Il decreto del ministero delle Politiche agricole, alimentari e forestali n.309/2011 (si può scaricare qui l’allegato: http://sinab.it/sites/default/files/520_dm_contaminazioni_allegato.pdf) indica in 0,01 mg/kg la soglia numerica al di sopra della quale non è concedibile la certificazione di prodotto biologico.
Questo anche quando le indagini (che sono obbligatorie alla minima rilevabilità strumentale) rilevassero che si tratta di contaminazione accidentale e tecnicamente inevitabile per la quale l’agricoltore non reca alcuna responsabilità (esempio: contaminazione delle falde acquifere, deriva da trattamenti di altre aziende della zona).

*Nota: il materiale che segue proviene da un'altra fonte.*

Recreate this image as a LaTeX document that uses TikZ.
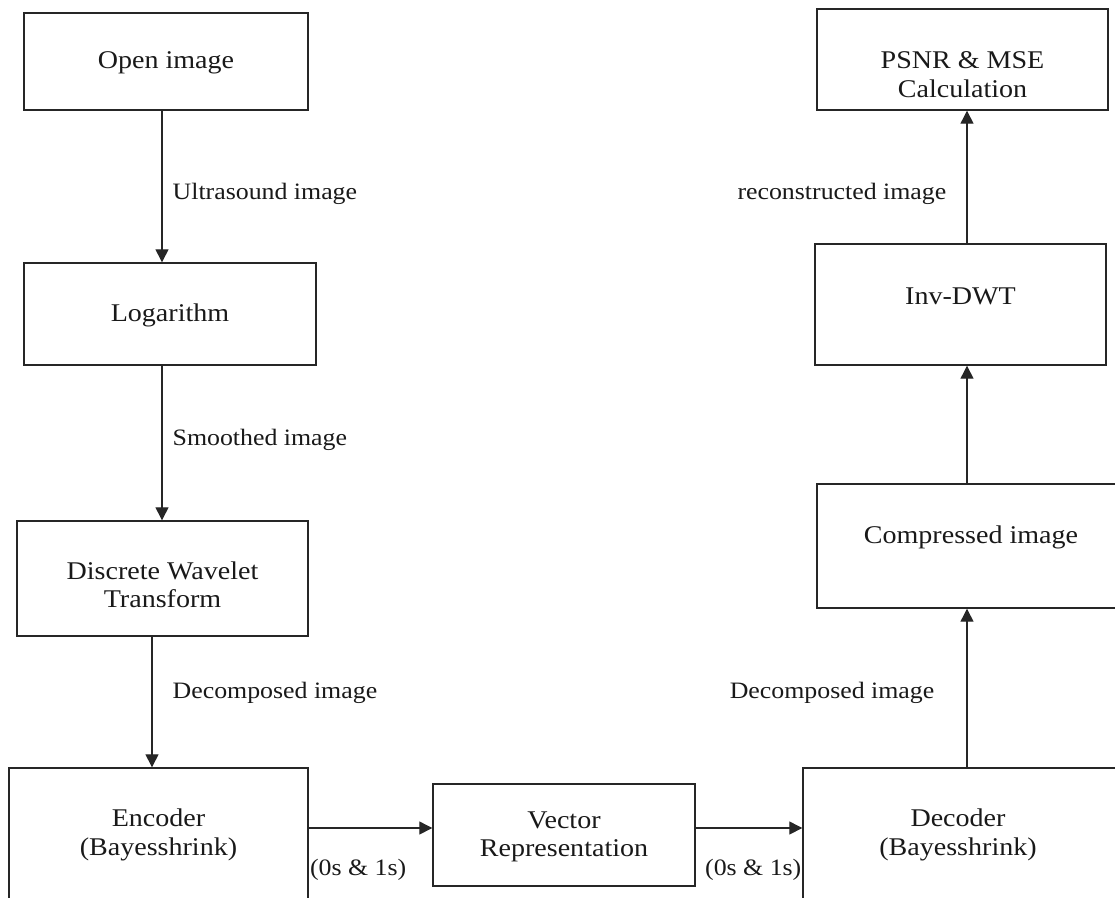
\documentclass[tikz,border=0pt]{standalone}
\usepackage{fontspec}
\setmainfont{Liberation Serif}[FakeStretch=1.1]
\usetikzlibrary{arrows.meta}
\begin{document}
\begin{tikzpicture}[x=1pt,y=-1pt,
  box/.style={draw=black!85,line width=1.4pt,rectangle,inner sep=0pt},
  boxtext/.style={font=\fontsize{25.5}{28.5}\selectfont,align=center,inner sep=0pt,text=black!90},
  lbl/.style={font=\fontsize{23.5}{26}\selectfont,inner sep=0pt,text=black!90},
  arr/.style={line width=1.3pt,draw=black!85,-{Triangle[length=13pt,width=13pt]}}]
\useasboundingbox (0,0) rectangle (1115,897);
% boxes
\node[box,minimum width=284pt,minimum height=97pt,label={[boxtext,yshift=-1.5pt]center:Open image}] (open) at (166,61.5) {};
\node[box,minimum width=292pt,minimum height=102pt,label={[boxtext,yshift=-1pt]center:Logarithm}] (log) at (170,314) {};
\node[box,minimum width=291pt,minimum height=115pt,label={[boxtext,yshift=-6.5pt]center:Discrete Wavelet\\Transform}] (dwt) at (162.5,578.5) {};
\node[box,minimum width=299pt,minimum height=137pt,label={[boxtext,yshift=1.5pt]center:Encoder\\(Bayesshrink)}] (enc) at (158.5,836.5) {};
\node[box,minimum width=262pt,minimum height=102pt,label={[boxtext,yshift=-2pt]center:Vector\\Representation}] (vec) at (564,835) {};
\node[box,minimum width=322pt,minimum height=137pt,label={[boxtext,xshift=-6pt,yshift=1.5pt]center:Decoder\\(Bayesshrink)}] (dec) at (964,836.5) {};
\node[box,minimum width=308pt,minimum height=124pt,label={[boxtext,yshift=9pt]center:Compressed image}] (comp) at (971,546) {};
\node[box,minimum width=291pt,minimum height=121pt,label={[boxtext,yshift=8.5pt]center:Inv-DWT}] (inv) at (960.5,304.5) {};
\node[box,minimum width=291pt,minimum height=101pt,label={[boxtext,yshift=-15pt]center:PSNR \& MSE\\Calculation}] (psnr) at (962.5,59.5) {};
% reference coordinates for connector lines
\coordinate (xa) at (162,0);
\coordinate (xb) at (152,0);
\coordinate (xr) at (967,0);
\coordinate (yh) at (0,828);
% connectors
\draw[arr] (open.south -| xa) -- node[lbl,anchor=west,xshift=10pt,pos=0.55]{Ultrasound image} (log.north -| xa);
\draw[arr] (log.south -| xa) -- node[lbl,anchor=west,xshift=10pt,pos=0.48]{Smoothed image} (dwt.north -| xa);
\draw[arr] (dwt.south -| xb) -- node[lbl,anchor=west,xshift=20pt,pos=0.43]{Decomposed image} (enc.north -| xb);
\draw[arr] (enc.east |- yh) -- node[lbl,pos=0.4,yshift=-42pt]{(0s \& 1s)} (vec.west |- yh);
\draw[arr] (vec.east |- yh) -- node[lbl,pos=0.54,yshift=-42pt]{(0s \& 1s)} (dec.west |- yh);
\draw[arr] (dec.north -| xr) -- node[lbl,anchor=east,xshift=-32pt,pos=0.47]{Decomposed image} (comp.south -| xr);
\draw[arr] (comp.north -| xr) -- (inv.south -| xr);
\draw[arr] (inv.north -| xr) -- node[lbl,anchor=east,xshift=-20pt,pos=0.37]{reconstructed image} (psnr.south -| xr);
\end{tikzpicture}
\end{document}
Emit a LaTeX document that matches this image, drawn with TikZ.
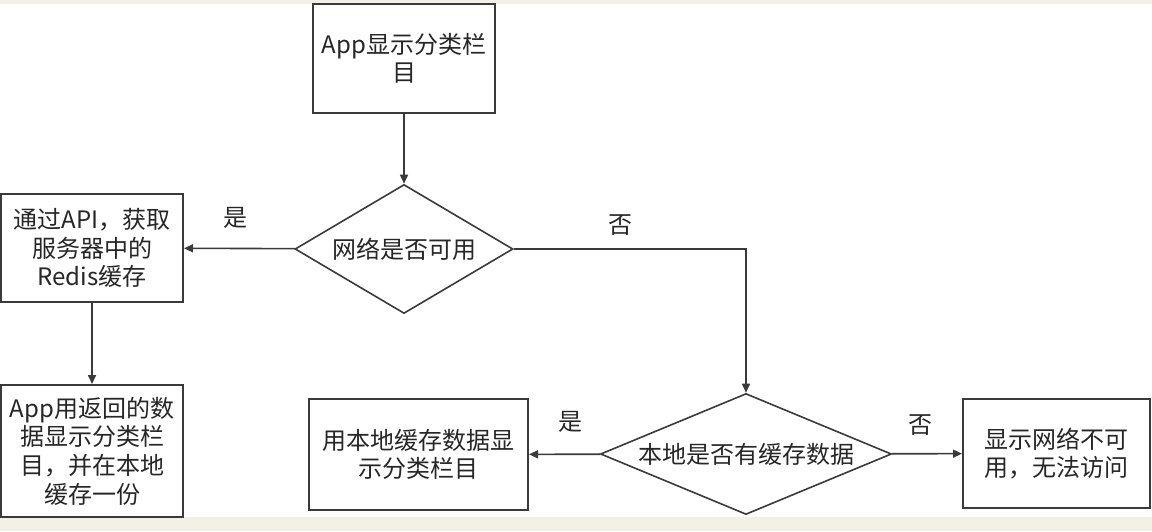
\documentclass[tikz,border=0pt]{standalone}
\usepackage{fontspec}
\setmainfont{Noto Sans CJK SC}
\usetikzlibrary{arrows.meta, shapes.geometric}
\definecolor{pagebg}{HTML}{F3F1E6}
\definecolor{inkline}{HTML}{3A3A3A}
\definecolor{inktext}{HTML}{262626}

\begin{document}
\begin{tikzpicture}[x=0.5pt, y=-0.5pt,
    every node/.style={text=inktext, font=\fontsize{12}{14.3}\selectfont},
    procbox/.style={draw=inkline, line width=1pt, fill=white, align=center, inner sep=0pt},
    decide/.style={draw=inkline, line width=0.8pt, diamond, fill=white, inner sep=0pt},
    flow/.style={draw=inkline, line width=0.8pt, -{Triangle[length=4.5pt, width=4pt]}}]
  \useasboundingbox (0,0) rectangle (1152,531);
  \fill[pagebg] (0,0) rectangle (1152,531);
  \fill[white] (0,4) rectangle (1152,517);
  % boxes and decisions
  \node[procbox, minimum width=91pt, minimum height=54.5pt] (app) at (404,58.5) {App显示分类栏\\目};
  \node[decide, aspect=1.69, minimum width=109pt, minimum height=64.5pt] (net) at (404,249) {网络是否可用};
  \node[procbox, minimum width=91pt, minimum height=54pt] (api) at (92,248) {通过API，获取\\服务器中的\\Redis缓存};
  \node[procbox, minimum width=91pt, minimum height=66pt] (show) at (92,451) {App用返回的数\\据显示分类栏\\目，并在本地\\缓存一份};
  \node[decide, aspect=2.4, minimum width=145.5pt, minimum height=60.5pt] (local) at (746,454) {本地是否有缓存数据};
  \node[procbox, minimum width=109.5pt, minimum height=55.5pt] (cache) at (418.5,454.5) {用本地缓存数据显\\示分类栏目};
  \node[procbox, minimum width=93.5pt, minimum height=54.5pt] (fail) at (1056.5,453.5) {显示网络不可\\用，无法访问};
  % connectors
  \draw[flow] (app) -- (net);
  \draw[flow] (net) -- (api);
  \draw[flow] (net.east) -| (local.north);
  \draw[flow] (api) -- (show);
  \draw[flow] (local) -- (cache);
  \draw[flow] (local) -- (fail);
  % branch labels
  \node (netyes) at (235,218) {是};
  \node (netno) at (620,225) {否};
  \node (localyes) at (570,422) {是};
  \node (localno) at (920,425) {否};
\end{tikzpicture}
\end{document}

Zero virgola zero uno mg per kg è in genere la soglia di rilevabilità strumentale, equivale a 1 milligrammo su cento chili di prodotto, che sta a dire 1 grammo di sostanza attiva su 100 tonnellate di prodotto.
Il che sta a dire che qualora le analisi evidenzino la presenza di residui di oltre 1 grammo su 100 tonnellate di insalate, di mele, di frumento eccetera, anche se si accerta la non responsabilità dell’azienda, ma dei vicini (o dei consorzi pubblici incaricati di bonificare le acque che, con tutta evidenza, non vi provvedono) il prodotto non può venire commercializzato come biologico.
I limiti massimi di residui per contaminazioni involontarie e inevitabili di glifosate su qualsiasi prodotto biologico sono 0,01 mg/kg; sul frumento, lenticchie e piselli convenzionali sono 10 mg/kg (esattamente 1.000 volte superiori), sull’avena, la soia e il girasole convenzionali il LMR è 20 mg/kg (esattamente 2.000 volte superiori).
Quindi, signor Doroni, col fischio che i limiti sono gli stessi.
Buttare la faccenda in polemica è inutile, ognuno fa quello che può per stare meglio e far star meglio figli e nipot e altri la fame nel mondo è un altro problema e se ne può discutere meglio, e anche dei trasporti, io vado a piedi in ogni circostanza possibile, quando non è possibile prediligo i mezzi condivisi tipo i treni ma anche di questo non mancherà occasione di specificare più approfonditamente.